Sonic software is your cd/dvd software. Here is their upgrade site: 
http://www.sonic.com/upgrade-center/default.aspx


----------



## flavallee

*Sonic RecordNow!*(a very good and easy-to-use CD burning program that I use) will also install *Sonic Update Manager* during the install process. It's not needed and can be uninstalled in Add/Remove Programs.

-------------------------------------------------------------------------------------


----------



## mobius_53

I had this same problem with my Dell Dimension desktop unit. Here's how I fixed it...

1. As someone posted earlier, click the 'Start' botton on your toolbar and then click 'Run...'
2. The Run Utility will open asking what you want to Open. Type in 'msconfig' and hit OK
3. Your System Configuration Utility will open.
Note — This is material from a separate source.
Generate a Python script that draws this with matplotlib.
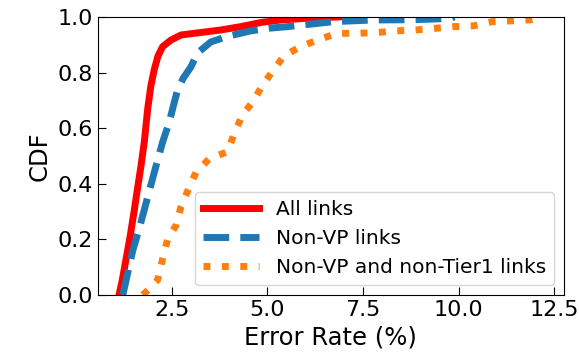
import matplotlib
matplotlib.use("Agg")
import matplotlib.pyplot as plt

# CDF curves: error rate (%) vs cumulative fraction
all_x = [1.12, 1.2, 1.3, 1.41, 1.52, 1.6, 1.69, 1.78, 1.87, 1.95, 2.04, 2.14,
         2.26, 2.48, 2.74, 3.26, 3.78, 4.3, 4.83, 5.35, 6.0, 6.86]
all_y = [0.0, 0.05, 0.126, 0.21, 0.306, 0.38, 0.46, 0.55, 0.67, 0.75, 0.81,
         0.86, 0.893, 0.917, 0.935, 0.944, 0.953, 0.965, 0.98, 0.989, 0.995, 1.0]

nonvp_x = [1.22, 1.3, 1.48, 1.63, 1.78, 2.04, 2.26, 2.43, 2.56, 2.65, 2.8,
           3.0, 3.17, 3.52, 3.96, 4.57, 5.1, 5.52, 6.73, 7.78, 8.82, 9.66, 9.9]
nonvp_y = [0.0, 0.05, 0.16, 0.23, 0.306, 0.44, 0.55, 0.62, 0.69, 0.737, 0.78,
           0.82, 0.87, 0.91, 0.93, 0.95, 0.96, 0.965, 0.983, 0.989, 0.99, 0.994,
           1.0]

nontier1_x = [1.74, 1.9, 2.13, 2.26, 2.39, 2.61, 2.74, 2.95, 3.13, 3.48, 3.96,
              4.13, 4.35, 4.65, 4.87, 5.17, 5.43, 5.87, 6.31, 6.83, 7.35, 7.87,
              8.39, 8.87, 9.40, 9.87, 10.4, 10.88, 11.4, 11.92, 12.2]
nontier1_y = [0.0, 0.02, 0.054, 0.13, 0.2, 0.25, 0.317, 0.385, 0.44, 0.49,
              0.515, 0.58, 0.648, 0.70, 0.755, 0.81, 0.86, 0.893, 0.917, 0.941,
              0.941, 0.944, 0.95, 0.953, 0.959, 0.965, 0.968, 0.983, 0.986, 0.99,
              1.0]

fig = plt.figure(figsize=(5.79, 3.6), dpi=100)
ax = fig.add_axes([0.169, 0.181, 0.805, 0.772])

ax.plot(all_x, all_y, color='red', linestyle='-', linewidth=5, label='All links')
ax.plot(nonvp_x, nonvp_y, color='C0', linestyle='--', linewidth=5, label='Non-VP links')
ax.plot(nontier1_x, nontier1_y, color='C1', linestyle=':', linewidth=5,
        label='Non-VP and non-Tier1 links')

ax.set_ylim(0, 1.0)
ax.set_xticks([2.5, 5.0, 7.5, 10.0, 12.5])
ax.set_yticks([0.0, 0.2, 0.4, 0.6, 0.8, 1.0])
ax.tick_params(direction='in', length=6, labelsize=16)
ax.set_xlabel('Error Rate (%)', fontsize=17.5)
ax.set_ylabel('CDF', fontsize=17.5)
ax.legend(loc='lower right', fontsize=14.5, handlelength=2.8)

fig.savefig('out.png', dpi=100)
Click on the 'Startup' tab
4. You're going to uncheck the box next to the programs that are giving you trouble. Mine were called 'isuspm' and 'issch', but I've seen them under different names. A better way to find them is to expand the 'Command' column and look for programs with 'InstallShield' or'UpdateService' in the name.
5. Uncheck the boxes next to these programs and hit OK.
6. You'll be prompted to Restart you computer if you want the changes to take effect. Select 'Restart' and you should be good to go


----------



## sunandmoon

I had the same problem with this pesky little program on a new Dell laptop that I purchased. I followed all the steps in post #7 (mobius_53) but had to also go to add/remove programs and remove it. :up:


----------



## ricardo3108

i have read all the posts but the program doesn't appear in my start up so what can i do now?


----------



## ricardo3108

i have read all the posts but the program doesn't appear in my start up so what can i do now?I just up re did my p.c. and this problem keepspopping up and I cannot find it anywhere on my p.c. to fix it . any advice??


----------



## Augie65

Download and install the uninstall for Software Manager


----------



## shramuk

I have tried every suggestion offered here and Sonic still can not find the 'Sonic Update Manager'. This is so sad!


----------



## afritc00

Hooray... thanks a bunch.. I found isuspm and issch on my start up menu.. Disabiling them through the msconf setup worked... Hooray again


----------



## Dekkaxx

Hi All,
I had the same problems with this infuriating notice!! Found this solution & it seems to work >http://support.dell.com/support/topics/global.aspx/support/dsn/en/document?c=us&docid=098D85DDBAC783B2E0401E0A55175844&l=en&s=gen<
Try it!
Regards;
Derek


----------



## TOMPINILLA

HI all, I had a problem bringing up the "msconfig" file from the Star Up menu, then I typed the words in capital letters and it worked. The "Run" senction of the Star Up menu is case sensitive so you must type the command in CAPITAL LETTERS "MSCONFIG"


----------



## helping_hand

I had the same problem, couldn't get around the screen during start-up. It wanted to run Sonic Update Manager. I went to control panel, Add Remove Programs found Sonic Update Manager clicked on change, then follow the screen until you see Repair, I clicked on Repair and that is all it took. I'm running Windows XP Media Center Addition.


----------



## Harry5

I have had this problem for weeks now...found the solution here.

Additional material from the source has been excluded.